I always believe in the power of time. And how timely the universe map out our destiny for us. This afternoon, I realised my iTunes playlist that was shuffling all music, went through a couple of Chet Bakers. One that really hit hard on this shattered heart is, of course, “Time After Time”.
I used to be in love. Funnily, I wanted someone I can never comprehend why. Maybe it’s one of my brilliant theories of compatibility, and relationships. This person I wanted was the unattainable. Just because of how we are so different from each other, traits, behaviours, tastes, interests and also circumstances. But I always thought you need someone, the opposite of who you are, to complement you.
I promised myself the weirdest thing, that this person will eventually come to realise that she is for me. I don’t know what made me think that. We discussed how she is not interested in me and we should remain friends. I tried over and over again to convince myself that not by any realities that this partnership will work. And my subconscious dreamt of her, over and over again, for the past two years.

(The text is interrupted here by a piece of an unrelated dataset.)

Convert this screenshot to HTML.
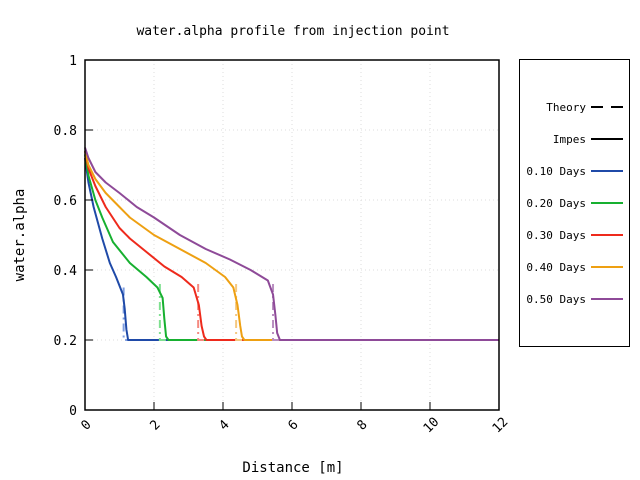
<!DOCTYPE html>
<html><head><meta charset="utf-8"><style>
body{margin:0;background:#fff;}
svg{display:block;font-family:"DejaVu Sans Mono","Liberation Mono",monospace;}
</style></head><body>
<svg id="chart" width="640" height="480">
<text x="293" y="35" font-size="13" text-anchor="middle">water.alpha profile from injection point</text>
<text x="293" y="472" font-size="14" text-anchor="middle">Distance [m]</text>
<text transform="translate(24,235) rotate(-90)" font-size="14" text-anchor="middle">water.alpha</text>
<g id="grid"></g><g id="series"></g><g id="axes"></g>
<rect x="519.5" y="59.5" width="110" height="287" fill="none" stroke="#000"/>
<g id="legend" font-size="11"></g>
</svg>
<script>
const xTicks=[0,2,4,6,8,10,12];
const yTicks=[0,0.2,0.4,0.6,0.8,1];
const yTickLabels=["0","0.2","0.4","0.6","0.8","1"];
const seriesNames=["0.10 Days","0.20 Days","0.30 Days","0.40 Days","0.50 Days"];
const colors=["#1f4aa8","#17b030","#ee2a1c","#eea012","#8e4a98"];
const theoryColors=["#7f9ee0","#7fe090","#f58a80","#f5c880","#b88ec0"];
const x1=[0,0.1,0.25,0.5,0.72,0.9,1.1,1.15,1.2,1.25,1.3,12];
const y1=[0.72,0.65,0.58,0.49,0.42,0.38,0.33,0.29,0.23,0.2,0.2,0.2];
const x2=[0,0.1,0.3,0.5,0.81,1.3,1.78,2.1,2.25,2.3,2.35,2.42,12];
const y2=[0.73,0.67,0.60,0.55,0.48,0.42,0.38,0.35,0.32,0.26,0.21,0.2,0.2];
const x3=[0,0.1,0.3,0.6,1,1.3,1.8,2.3,2.8,3.15,3.3,3.38,3.45,3.52,12];
const y3=[0.74,0.69,0.64,0.58,0.52,0.49,0.45,0.41,0.38,0.35,0.30,0.24,0.21,0.2,0.2];
const x4=[0,0.1,0.3,0.6,1,1.3,2,2.75,3.5,4.06,4.3,4.42,4.5,4.55,4.62,12];
const y4=[0.74,0.70,0.66,0.62,0.58,0.55,0.50,0.46,0.42,0.38,0.35,0.30,0.24,0.21,0.2,0.2];
const x5=[0,0.1,0.3,0.6,1,1.5,2,2.75,3.5,4.2,4.8,5.3,5.45,5.52,5.57,5.65,12];
const y5=[0.75,0.72,0.68,0.65,0.62,0.58,0.55,0.50,0.46,0.43,0.40,0.37,0.33,0.27,0.22,0.2,0.2];
const theoryFront=[1.12,2.17,3.28,4.38,5.45];
const theoryTop=[0.35,0.36,0.36,0.36,0.36];
const baseValue=0.2;
const X=v=>85+v*414/12, Y=v=>410-v*350;
const NS="http://www.w3.org/2000/svg";
function mk(tag,attrs,parent){const e=document.createElementNS(NS,tag);for(const k in attrs)e.setAttribute(k,attrs[k]);parent.appendChild(e);return e;}
const grid=document.getElementById('grid'),axes=document.getElementById('axes'),ser=document.getElementById('series'),leg=document.getElementById('legend');
xTicks.forEach(t=>{
 const g=mk('line',{x1:X(t),x2:X(t),y1:60,y2:410,stroke:'#ddd','stroke-dasharray':'1,3'},grid);
 
 
 const tk=mk('line',{x1:X(t),x2:X(t),y1:410,y2:402,stroke:'#000'},axes);
 
 
 const tx=mk('text',{transform:`translate(${X(t)+4},${428}) rotate(-45)`,'font-size':13,'text-anchor':'middle'},axes);
 tx.textContent=String(t);
 
 
});
yTicks.forEach((t,i)=>{
 const g=mk('line',{x1:85,x2:499,y1:Y(t),y2:Y(t),stroke:'#ddd','stroke-dasharray':'1,3'},grid);
 
 
 const tk=mk('line',{x1:85,x2:93,y1:Y(t),y2:Y(t),stroke:'#000'},axes);
 
 
 const tx=mk('text',{x:77,y:Y(t)+5,'font-size':13,'text-anchor':'end'},axes);
 tx.textContent=yTickLabels[i];
 
 
});
const fr=mk('rect',{x:85,y:60,width:414,height:350,fill:'none',stroke:'#000','stroke-width':1.5},axes);


const xs=[x1,x2,x3,x4,x5],ys=[y1,y2,y3,y4,y5];
xs.forEach((xa,i)=>{
 const tf=theoryFront[i];
 let d=`M${X(0)},${Y(ys[i][0])}`;
 const th=mk('path',{d:`M${X(tf)},${Y(theoryTop[i])}L${X(tf)},${Y(baseValue)}L${X(tf+1)},${Y(baseValue)}`,fill:'none',stroke:theoryColors[i],'stroke-width':2,'stroke-dasharray':'8,4,2,4'},ser);
 
 
 xa.forEach((v,j)=>{d+=`L${X(v)},${Y(ys[i][j])}`;});
 const p=mk('path',{d,fill:'none',stroke:colors[i],'stroke-width':2,'stroke-linejoin':'round'},ser);
 
 
});
const labels=["Theory","Impes"].concat(seriesNames);
labels.forEach((l,i)=>{
 const y=107+i*32;
 const t=mk('text',{x:586,y:y+4,'text-anchor':'end'},leg);
 t.textContent=l;
 
 
 const c=i<2?'#000':colors[i-2];
 const ln=mk('line',{x1:591,x2:623,y1:y,y2:y,stroke:c,'stroke-width':2,'stroke-dasharray':i===0?'12,8,3,0':'none'},leg);
 
 
});
</script>
</body></html>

But I told the universe I wanted her. And the universe (sort of) told her that she needed me. For the weirdest favours, in the oddest circumstances.

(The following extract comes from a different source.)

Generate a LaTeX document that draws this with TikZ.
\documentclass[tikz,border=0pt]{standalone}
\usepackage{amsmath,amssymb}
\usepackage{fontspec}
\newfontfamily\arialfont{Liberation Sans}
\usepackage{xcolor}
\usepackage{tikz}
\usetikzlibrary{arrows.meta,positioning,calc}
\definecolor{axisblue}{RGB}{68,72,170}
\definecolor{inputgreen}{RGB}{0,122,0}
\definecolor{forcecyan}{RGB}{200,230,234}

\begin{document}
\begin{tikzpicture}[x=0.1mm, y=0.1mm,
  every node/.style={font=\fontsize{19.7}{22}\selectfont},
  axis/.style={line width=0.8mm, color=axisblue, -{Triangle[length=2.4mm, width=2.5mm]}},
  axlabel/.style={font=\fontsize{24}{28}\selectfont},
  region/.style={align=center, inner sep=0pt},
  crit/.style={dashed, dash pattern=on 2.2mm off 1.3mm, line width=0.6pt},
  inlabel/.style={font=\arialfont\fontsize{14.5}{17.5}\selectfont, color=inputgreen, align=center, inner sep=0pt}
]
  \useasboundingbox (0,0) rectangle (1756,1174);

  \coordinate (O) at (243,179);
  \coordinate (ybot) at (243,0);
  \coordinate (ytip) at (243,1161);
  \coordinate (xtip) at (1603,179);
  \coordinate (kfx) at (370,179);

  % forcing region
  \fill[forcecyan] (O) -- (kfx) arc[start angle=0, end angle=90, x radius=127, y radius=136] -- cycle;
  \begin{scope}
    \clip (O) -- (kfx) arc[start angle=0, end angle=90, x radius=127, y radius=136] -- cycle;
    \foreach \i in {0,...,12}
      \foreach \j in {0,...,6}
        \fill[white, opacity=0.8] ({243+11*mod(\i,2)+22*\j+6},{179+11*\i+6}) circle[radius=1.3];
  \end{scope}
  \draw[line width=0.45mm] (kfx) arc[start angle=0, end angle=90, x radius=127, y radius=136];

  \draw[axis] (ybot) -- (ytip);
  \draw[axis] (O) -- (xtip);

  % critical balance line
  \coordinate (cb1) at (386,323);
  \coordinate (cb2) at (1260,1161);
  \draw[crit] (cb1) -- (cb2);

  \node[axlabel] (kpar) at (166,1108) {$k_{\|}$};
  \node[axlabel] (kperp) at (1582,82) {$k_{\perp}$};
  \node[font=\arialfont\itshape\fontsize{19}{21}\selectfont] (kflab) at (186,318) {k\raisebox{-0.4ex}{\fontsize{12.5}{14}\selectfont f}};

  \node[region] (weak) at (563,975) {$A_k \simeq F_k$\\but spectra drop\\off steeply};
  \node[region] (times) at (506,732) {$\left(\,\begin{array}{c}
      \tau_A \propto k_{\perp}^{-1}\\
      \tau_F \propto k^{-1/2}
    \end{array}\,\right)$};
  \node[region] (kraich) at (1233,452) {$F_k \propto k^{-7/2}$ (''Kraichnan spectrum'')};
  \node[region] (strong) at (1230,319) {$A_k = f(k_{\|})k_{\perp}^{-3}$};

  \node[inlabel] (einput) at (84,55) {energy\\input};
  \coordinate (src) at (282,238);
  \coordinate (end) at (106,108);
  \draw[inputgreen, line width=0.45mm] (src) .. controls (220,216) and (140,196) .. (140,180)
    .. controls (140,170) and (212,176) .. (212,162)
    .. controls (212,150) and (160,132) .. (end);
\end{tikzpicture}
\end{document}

For example, after 2 years plus, I asked again for a second chance, for a date on a particular day. And she said, we have agreed to be friends and this cannot be led on anymore. The day came and she needed me for a favour and we end up meeting and spending the evening with friends.

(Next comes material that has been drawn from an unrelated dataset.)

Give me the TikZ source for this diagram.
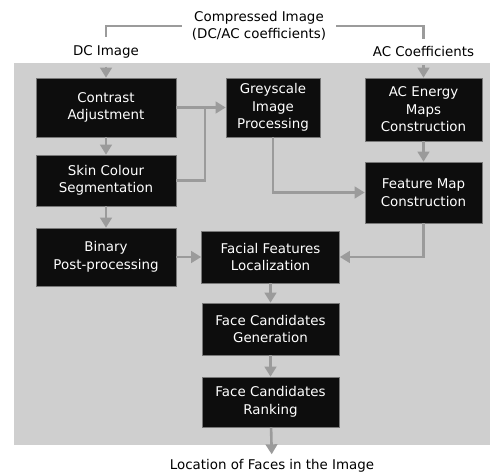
\documentclass[tikz,border=0pt]{standalone}
\usepackage{fontspec}
\setmainfont{DejaVu Sans}
\usepackage{tikz}
\usetikzlibrary{arrows.meta,positioning,calc}
\usepackage{xcolor}
\definecolor{bggray}{RGB}{207,207,207}
\definecolor{linegray}{RGB}{155,155,155}
\definecolor{boxblack}{RGB}{13,13,13}
\definecolor{boxedge}{RGB}{120,120,120}

\begin{document}
\begin{tikzpicture}[x=1pt, y=-1pt,
    font=\fontsize{13.4}{17.5}\selectfont,
    box/.style={rectangle, draw=boxedge, line width=0.6pt, fill=boxblack, text=white, align=center, inner sep=0pt},
    label/.style={align=center, inner sep=2pt},
    link/.style={draw=linegray, line width=2.6pt},
    arrow/.style={link, -{Triangle[width=11.5pt,length=10pt]}}
]
\useasboundingbox (0,0) rectangle (491,474);
\fill[bggray] (14,63) rectangle (490,445);

% processing blocks
\node[box, minimum width=140pt, minimum height=59pt] (contrast) at (106,107.5) {Contrast\\Adjustment};
\node[box, minimum width=94pt, minimum height=59pt] (grey) at (273,107.5) {Greyscale\\Image\\Processing};
\node[box, minimum width=117pt, minimum height=63pt] (acmap) at (423.5,109.5) {AC Energy\\Maps\\Construction};
\node[box, minimum width=140pt, minimum height=51pt] (skin) at (106,180.5) {Skin Colour\\Segmentation};
\node[box, minimum width=117pt, minimum height=61pt] (featmap) at (423.5,192.5) {Feature Map\\Construction};
\node[box, minimum width=140pt, minimum height=58pt] (binary) at (106,257) {Binary\\Post-processing};
\node[box, minimum width=138pt, minimum height=52pt] (facial) at (270.5,257) {Facial Features\\Localization};
\node[box, minimum width=137pt, minimum height=52pt] (gen) at (270.5,329) {Face Candidates\\Generation};
\node[box, minimum width=137pt, minimum height=50pt] (rank) at (270.5,402) {Face Candidates\\Ranking};

% inputs and output
\node[label, inner xsep=10pt] (cimg) at (259,26) {Compressed Image\\(DC/AC coefficients)};
\node[label] (dcimg) at (106,52) {DC Image};
\node[label] (acimg) at (423.5,52) {AC Coefficients};
\node[label] (faces) at (272,466) {Location of Faces in the Image};
\coordinate (join) at (205,107.5);

\draw[link, shorten >=6pt] (cimg.west) -| (dcimg.north);
\draw[link, shorten >=6pt] (cimg.east) -| (acimg.north);
\draw[arrow, shorten <=6pt] (dcimg) -- (contrast);
\draw[arrow, shorten <=6pt] (acimg) -- (acmap);

\draw[arrow] (contrast) -- (skin);
\draw[arrow] (skin) -- (binary);
\draw[arrow] (contrast) -- (grey);
\draw[link] (skin.east) -| (join);
\draw[arrow] (acmap) -- (featmap);
\draw[arrow] (grey.south) |- (featmap.west);
\draw[arrow] (featmap.south) |- (facial.east);
\draw[arrow] (binary) -- (facial);
\draw[arrow] (facial) -- (gen);
\draw[arrow] (gen) -- (rank);
\draw[arrow, shorten >=3pt] (rank) -- (faces);
\end{tikzpicture}
\end{document}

But love, love is painful. In an ideal world, we can never be together.
What I need to do is to tell myself, this is not love. This can’t be love. How can you fall for someone who doesn’t have feelings for you, who you don’t really know, who might not love you as much as you love them, who might not be a great supporting partner for the person that you aspire to be?
This is not love.
Time after Time, I shall remind myself of that.
And please help remind myself too. So universe can send me someone else.